Ron presented at the conference on  Spirit Possession: Global and Multidisciplinary Perspectives.

Read his abstract below or download the presentation.

Spirit possession in Southern Thailand – linking biology, social context and meaning

Associate Professor Ronald Fischer, Victoria University of Wellington and Tina Tasananukorn, University of Canterbury, Christchurch, NZ.

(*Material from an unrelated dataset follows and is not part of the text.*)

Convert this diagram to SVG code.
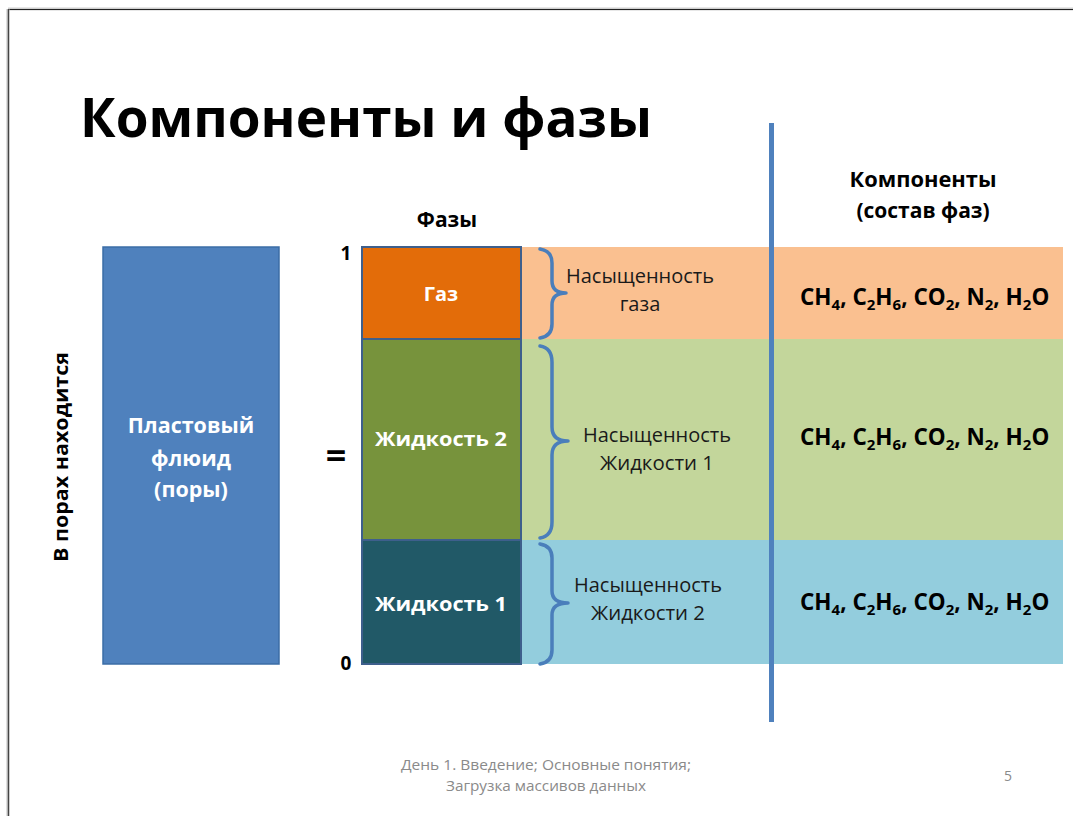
<svg xmlns="http://www.w3.org/2000/svg" width="1073" height="816" viewBox="0 0 1073 816">
  <style>
    .b { font-family: "Open Sans", "Liberation Sans", sans-serif; font-weight: 700; }
    .r { font-family: "Open Sans", "Liberation Sans", sans-serif; font-weight: 400; }
    .w { fill: #ffffff; }
    .k { fill: #000000; }
    .lbl { font-size: 20px; fill: #1a1a1a; }
    .brace { fill: none; stroke: #4A7EBB; stroke-width: 3.5; stroke-linecap: round; stroke-linejoin: round; }
    .phase { stroke: #3E5F8C; stroke-width: 2; }
    .form { font-size: 22.5px; fill: #000000; }
    .sub { font-size: 15px; }
    .foot { font-size: 14px; fill: #8a8a8a; }
  </style>

  <!-- page background and frame -->
  <rect x="0" y="0" width="1073" height="816" fill="#ffffff"/>
  <line x1="8" y1="9" x2="1073" y2="9" stroke="#cfcfcf" stroke-width="3"/>
  <line x1="8" y1="9.5" x2="1073" y2="9.5" stroke="#222222" stroke-width="1.2"/>
  <line x1="8" y1="9" x2="8" y2="816" stroke="#bdbdbd" stroke-width="3"/>
  <line x1="8.5" y1="9" x2="8.5" y2="816" stroke="#444444" stroke-width="1.2"/>

  <!-- title -->
  <text class="b k" x="80" y="137" font-size="54" textLength="572" lengthAdjust="spacingAndGlyphs">Компоненты и фазы</text>

  <!-- saturation bands -->
  <g id="bands">
    <rect x="521" y="247" width="542" height="92" fill="#FAC090"/>
    <rect x="521" y="339" width="542" height="201" fill="#C3D69B"/>
    <rect x="521" y="540" width="542" height="124" fill="#93CDDD"/>
  </g>

  <!-- pore fluid block -->
  <g id="fluid">
    <rect x="103" y="247" width="176" height="417" fill="#4F81BD" stroke="#3B6DA6" stroke-width="1.5"/>
    <text class="b w" x="191" y="433" font-size="21.5" text-anchor="middle">Пластовый</text>
    <text class="b w" x="191" y="466" font-size="21.5" text-anchor="middle">флюид</text>
    <text class="b w" x="191" y="497" font-size="21.5" text-anchor="middle">(поры)</text>
  </g>

  <g id="side-label">
    <text class="b k" x="0" y="0" font-size="19" text-anchor="middle" transform="translate(68,457) rotate(-90)" textLength="210" lengthAdjust="spacingAndGlyphs">В порах находится</text>
  </g>

  <g id="equals">
    <text class="b k" x="336" y="468" font-size="36" text-anchor="middle">=</text>
  </g>

  <!-- phase column -->
  <g id="phases-head">
    <text class="b k" x="447" y="227" font-size="21" text-anchor="middle">Фазы</text>
    <text class="b k" x="346" y="260" font-size="19" text-anchor="middle">1</text>
    <text class="b k" x="346" y="670" font-size="19" text-anchor="middle">0</text>
  </g>

  <g id="gas">
    <rect class="phase" x="362" y="247" width="159" height="92" fill="#E36C09"/>
    <text class="b w" x="441" y="301" font-size="20" text-anchor="middle">Газ</text>
  </g>
  <g id="liquid2">
    <rect class="phase" x="362" y="339" width="159" height="201" fill="#77933C"/>
    <text class="b w" x="441" y="446" font-size="20" text-anchor="middle" textLength="132" lengthAdjust="spacingAndGlyphs">Жидкость 2</text>
  </g>
  <g id="liquid1">
    <rect class="phase" x="362" y="540" width="159" height="124" fill="#215967"/>
    <text class="b w" x="441" y="611" font-size="20" text-anchor="middle" textLength="132" lengthAdjust="spacingAndGlyphs">Жидкость 1</text>
  </g>

  <!-- braces -->
  <g id="braces">
    <path class="brace" d="M540,249 Q552,251 552,263 L552,281 Q552,293 566,293 Q552,293 552,305 L552,324 Q552,336 540,338"/>
    <path class="brace" d="M540,346 Q552,348 552,362 L552,427 Q552,441 568,441 Q552,441 552,455 L552,522 Q552,536 540,538"/>
    <path class="brace" d="M540,544 Q552,546 552,558 L552,591 Q552,603 568,603 Q552,603 552,615 L552,650 Q552,662 540,664"/>
  </g>

  <g id="sat-gas">
    <text class="r lbl" x="640" y="283" text-anchor="middle" textLength="148" lengthAdjust="spacingAndGlyphs">Насыщенность</text>
    <text class="r lbl" x="640" y="311" text-anchor="middle">газа</text>
  </g>
  <g id="sat-liquid1">
    <text class="r lbl" x="657" y="442" text-anchor="middle" textLength="148" lengthAdjust="spacingAndGlyphs">Насыщенность</text>
    <text class="r lbl" x="657" y="470" text-anchor="middle" textLength="114" lengthAdjust="spacingAndGlyphs">Жидкости 1</text>
  </g>
  <g id="sat-liquid2">
    <text class="r lbl" x="648" y="592" text-anchor="middle" textLength="148" lengthAdjust="spacingAndGlyphs">Насыщенность</text>
    <text class="r lbl" x="648" y="620" text-anchor="middle" textLength="114" lengthAdjust="spacingAndGlyphs">Жидкости 2</text>
  </g>

  <!-- divider -->
  <line x1="771.5" y1="123" x2="771.5" y2="722" stroke="#4F81BD" stroke-width="5"/>

  <g id="components-head">
    <text class="b k" x="923" y="187" font-size="21" text-anchor="middle" textLength="147" lengthAdjust="spacingAndGlyphs">Компоненты</text>
    <text class="b k" x="923" y="218" font-size="21" text-anchor="middle">(состав фаз)</text>
  </g>

  <!-- phase compositions -->
  <g id="comp-gas">
    <text class="b form" x="800" y="305">CH<tspan class="sub" dy="5">4</tspan><tspan dy="-5">, C</tspan><tspan class="sub" dy="5">2</tspan><tspan dy="-5">H</tspan><tspan class="sub" dy="5">6</tspan><tspan dy="-5">, CO</tspan><tspan class="sub" dy="5">2</tspan><tspan dy="-5">, N</tspan><tspan class="sub" dy="5">2</tspan><tspan dy="-5">, H</tspan><tspan class="sub" dy="5">2</tspan><tspan dy="-5">O</tspan></text>
  </g>
  <g id="comp-liquid2">
    <text class="b form" x="800" y="445">CH<tspan class="sub" dy="5">4</tspan><tspan dy="-5">, C</tspan><tspan class="sub" dy="5">2</tspan><tspan dy="-5">H</tspan><tspan class="sub" dy="5">6</tspan><tspan dy="-5">, CO</tspan><tspan class="sub" dy="5">2</tspan><tspan dy="-5">, N</tspan><tspan class="sub" dy="5">2</tspan><tspan dy="-5">, H</tspan><tspan class="sub" dy="5">2</tspan><tspan dy="-5">O</tspan></text>
  </g>
  <g id="comp-liquid1">
    <text class="b form" x="800" y="610">CH<tspan class="sub" dy="5">4</tspan><tspan dy="-5">, C</tspan><tspan class="sub" dy="5">2</tspan><tspan dy="-5">H</tspan><tspan class="sub" dy="5">6</tspan><tspan dy="-5">, CO</tspan><tspan class="sub" dy="5">2</tspan><tspan dy="-5">, N</tspan><tspan class="sub" dy="5">2</tspan><tspan dy="-5">, H</tspan><tspan class="sub" dy="5">2</tspan><tspan dy="-5">O</tspan></text>
  </g>

  <!-- footer -->
  <g id="footer">
    <text class="r foot" x="546" y="770" text-anchor="middle" textLength="290" lengthAdjust="spacingAndGlyphs">День 1. Введение; Основные понятия;</text>
    <text class="r foot" x="546" y="791" text-anchor="middle" textLength="200" lengthAdjust="spacingAndGlyphs">Загрузка массивов данных</text>
    <text class="r foot" x="1008" y="781" text-anchor="middle">5</text>
  </g>
</svg>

Spirit possessions are a central aspect of Taoist-Buddhist practices among the Sino-Thai communities in Southern Thailand. These practices find their most visible expression each year during the nine day Vegetarian Festival, celebrated during the first nine days of the ninth lunar month in honor of the Nine-Emperor God. During this period, thousands of spirit mediums go into trance and perform various acts of divination, blessing and self-mutilation. These acts are puzzling due to the apparent endurance of extreme pain, but are seen as acts of supernatural power among local community members. In order to understand these dynamics better, together with a small team of researchers, we have conducted a series of multimethod studies over the last five years, incorporating various surveys, in-depth interviews, observations, physiological measures and historical analyses. In this presentation, we will provide an overall summary of the emerging picture related to the social status and experiences of spirit mediums. Overall, our findings suggest a complex interaction of biological and social variables describes best the emergence and popularity of spirit mediumship in this particular population. Individuals with (biological) vulnerabilities are more likely to become spirit mediums. Interestingly, economic vulnerabilities and socio-economic status appear less important than in Western societies. Yet, these vulnerabilities that in Western societies often lead to marginalization and stigmatization are channeled into a socially acceptable and valuable cultural expression, that elevates the social status of the spirit mediums and thereby allows them to fully participate in social life and provides them with a unique opportunity to fulfill highly valued social roles. Our case study shows that spirit possession is a multi-faceted expression that needs to be unpackaged using multi-disciplinary approaches. It also provides new insights for psychological help, as it highlights the importance of social acceptance and cultural dynamics.